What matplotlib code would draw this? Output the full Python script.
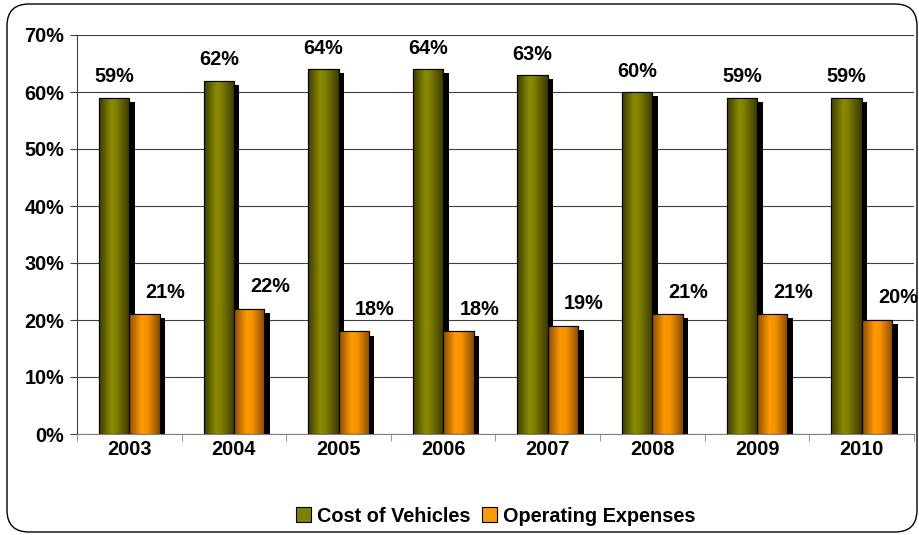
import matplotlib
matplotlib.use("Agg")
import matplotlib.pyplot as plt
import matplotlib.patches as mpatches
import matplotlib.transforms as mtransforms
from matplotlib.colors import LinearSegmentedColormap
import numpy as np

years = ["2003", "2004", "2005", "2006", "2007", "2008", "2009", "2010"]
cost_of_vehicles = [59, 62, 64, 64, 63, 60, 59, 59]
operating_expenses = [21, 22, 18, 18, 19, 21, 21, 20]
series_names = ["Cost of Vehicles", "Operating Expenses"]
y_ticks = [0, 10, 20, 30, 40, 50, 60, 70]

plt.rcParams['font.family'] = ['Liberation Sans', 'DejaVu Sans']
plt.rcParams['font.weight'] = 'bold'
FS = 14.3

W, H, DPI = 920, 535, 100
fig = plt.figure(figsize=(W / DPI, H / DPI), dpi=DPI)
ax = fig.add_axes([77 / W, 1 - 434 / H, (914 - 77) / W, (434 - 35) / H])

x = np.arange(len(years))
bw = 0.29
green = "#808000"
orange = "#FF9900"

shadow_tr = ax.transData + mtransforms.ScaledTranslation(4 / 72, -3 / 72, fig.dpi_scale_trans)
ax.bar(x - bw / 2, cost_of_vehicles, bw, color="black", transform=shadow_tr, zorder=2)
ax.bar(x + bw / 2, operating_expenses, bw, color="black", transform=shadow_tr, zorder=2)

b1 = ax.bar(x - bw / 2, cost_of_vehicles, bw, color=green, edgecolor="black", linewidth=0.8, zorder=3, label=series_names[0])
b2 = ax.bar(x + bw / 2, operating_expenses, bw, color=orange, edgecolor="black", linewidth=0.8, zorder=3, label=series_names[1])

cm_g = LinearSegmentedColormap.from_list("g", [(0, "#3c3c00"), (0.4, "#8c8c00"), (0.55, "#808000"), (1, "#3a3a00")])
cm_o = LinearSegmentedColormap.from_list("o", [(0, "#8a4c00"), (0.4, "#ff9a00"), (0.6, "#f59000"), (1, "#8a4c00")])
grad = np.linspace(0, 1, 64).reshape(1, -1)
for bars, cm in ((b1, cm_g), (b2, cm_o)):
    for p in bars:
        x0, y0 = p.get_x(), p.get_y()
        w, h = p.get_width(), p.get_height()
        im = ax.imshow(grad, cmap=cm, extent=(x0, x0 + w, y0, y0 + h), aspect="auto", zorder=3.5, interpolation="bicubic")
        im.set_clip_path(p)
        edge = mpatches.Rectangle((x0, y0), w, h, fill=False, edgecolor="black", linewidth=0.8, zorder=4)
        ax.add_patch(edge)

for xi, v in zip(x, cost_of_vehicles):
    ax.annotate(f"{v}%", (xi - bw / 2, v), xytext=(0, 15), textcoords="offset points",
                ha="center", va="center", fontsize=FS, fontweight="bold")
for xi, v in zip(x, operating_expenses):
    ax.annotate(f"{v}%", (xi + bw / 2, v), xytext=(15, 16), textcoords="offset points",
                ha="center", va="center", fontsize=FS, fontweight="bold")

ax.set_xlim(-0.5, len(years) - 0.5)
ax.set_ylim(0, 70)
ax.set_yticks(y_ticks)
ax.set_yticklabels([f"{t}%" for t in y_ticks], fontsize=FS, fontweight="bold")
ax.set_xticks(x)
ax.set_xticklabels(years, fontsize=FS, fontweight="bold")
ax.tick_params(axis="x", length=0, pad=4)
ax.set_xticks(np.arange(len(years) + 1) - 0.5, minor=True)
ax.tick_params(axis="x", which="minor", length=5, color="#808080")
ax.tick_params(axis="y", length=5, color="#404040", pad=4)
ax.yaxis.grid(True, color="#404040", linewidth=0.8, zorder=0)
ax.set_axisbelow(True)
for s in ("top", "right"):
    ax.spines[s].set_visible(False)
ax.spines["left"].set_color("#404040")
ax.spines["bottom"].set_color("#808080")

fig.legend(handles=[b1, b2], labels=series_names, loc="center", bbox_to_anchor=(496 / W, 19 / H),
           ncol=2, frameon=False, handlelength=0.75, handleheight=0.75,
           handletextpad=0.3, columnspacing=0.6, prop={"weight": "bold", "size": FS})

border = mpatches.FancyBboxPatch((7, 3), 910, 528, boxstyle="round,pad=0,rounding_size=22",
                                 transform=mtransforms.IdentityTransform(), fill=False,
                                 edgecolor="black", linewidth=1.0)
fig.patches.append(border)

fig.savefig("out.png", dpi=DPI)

• • • •

- _Problem details_
Print, exactly as written, the lines above from the first one to the one containing "import numpy as np". Leave out pictures.

- _Exercise solution_
What matplotlib code would draw this? Output the full Python script.
import matplotlib
matplotlib.use("Agg")
import matplotlib.pyplot as plt
import matplotlib.patches as mpatches
import matplotlib.transforms as mtransforms
from matplotlib.colors import LinearSegmentedColormap
import numpy as np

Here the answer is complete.